Catherine Lézin, journaliste au quotidien Le Soir, est chargée par son rédacteur en chef, à sa grande surprise, de suivre le procès de deux mineurs italiens rescapés de la catastrophe de Marcinelle où plus de deux-cent-cinquante mineurs sont morts lors d'un coup de grisou. Les deux hommes sont accusés d'avoir profité de la catastrophe pour régler son compte à leur porion qui était connu pour être un véritable tyran avec ses mineurs.
Plutôt habituée à écrire une rubrique "féminine", Catherine s'interroge sur la raison de sa nomination alors qu'elle n'a aucune expérience de ce type et qu'elle est peu considérée par tous les autres journalistes de la rédaction qui pensent qu'une femme n'est bonne à écrire que sur la mode ou la cuisine. Le rédacteur lui demande d'apporter un regard neuf et féminin pour relater ce procès tout en la mettant en garde de ne pas se rater sur la chance inespérée qui lui est donnée.
Catherine se rend alors à Charleroi pour assister au procès au milieu de ses nombreux confrères masculins qui jettent sur elle un regard narquois et condescendant. Elle se sent d'autant plus impliquée qu'elle était sur les lieux de la catastrophe le jour où c'est arrivé et qu'elle a vu le désarroi des victimes et la détresse des familles de ceux qui étaient bloqués au fond de la mine. D'abord un peu perdue par la procédure d'un procès, Catherine se prend d'intérêt pour les accusés, guettant des réponses dans leurs réactions. Rapidement, elle se rend compte qu'il y a des manques, des zones d'ombre dans l'enquête qui a été effectuée exclusivement à charge. Alors Catherine s'interroge, est-ce le fait qu'ils sont italiens, qu'ils ne maîtrisent pas parfaitement la langue qui fait d'eux de parfaits coupables ?
La journaliste va alors tenter de chercher la vérité et par l'occasion revenir sur son passé, elle qui a francisé son nom pour effacer ses origines polonaises.
Paul Colize dans ce roman policier nous parle d'une véritable catastrophe minière qui a eu lieu en Belgique, et grâce au procès que nous suivons au travers des yeux de la journaliste, il aborde le sujet de la place des femmes à l'époque des années cinquante. Mais pas seulement, il nous montre aussi ce que subissaient les travailleurs étrangers en Belgique, italiens la plupart du temps, qui faisaient des métiers durs et travaillaient dans des conditions déplorables. Des travailleurs qui faisaient ce que les Belges ne voulaient plus faire, qui subissaient la loi des grandes entreprises qui les employaient, les exploitaient, tout en subissant les sarcasmes des Belges et le racisme les ramenant à leur condition d'immigrés voleurs de pain.

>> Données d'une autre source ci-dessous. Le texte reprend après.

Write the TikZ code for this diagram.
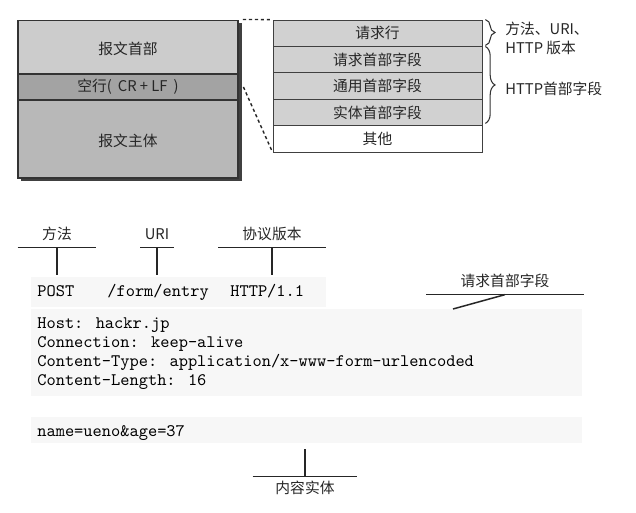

L’auteur nous fait suivre le long déroulé du procès, les joutes verbales, les difficultés de la défense des accusés sans nous ennuyer une seule seconde. C'est vivant, fluide et il maîtrise parfaitement son intrigue qui est sans temps mort. Les moments où Catherine mène son enquête permettent de couper le rythme du procès et du roman tout en apportant du suspense et du fond à l'histoire.
Les joutes entre le procureur et l'avocat des accusés sont délectables, les personnages sont tous charismatiques et l'on arrive facilement à les visualiser, les imaginer. La catastrophe minière, toile de fond du roman, permet d'amener un éclairage sur les conditions terribles dans lesquelles travaillaient les mineurs, et sur la vie de ces innombrables travailleurs immigrés qui ont fait le sale boulot tout en étant méprisés par les habitants des pays qui les faisaient trimer à leur place.
Par l’intermédiaire de son personnage principal, l'auteur nous montre le long chemin que les femmes ont dû parcourir pour se faire une véritable place dans la société autre que mère ou femme au foyer. Les moqueries, le manque de considération, la condescendance qui ont accompagné ces femmes qui cherchaient à exister autrement que par leur mari.
Paul Colize a toujours le don de faire d'un sujet plutôt anodin en apparence un roman policier qui est un véritable page turner que l'on ne lâche pas de la première à la dernière page. En complément de cette lecture, vous pouvez découvrir la bande dessinée Macaroni ! de Thomas Campi et Vincent Zabus qui décrit la vie de ces travailleurs italiens venus en Belgique pour espérer avoir une vie meilleure.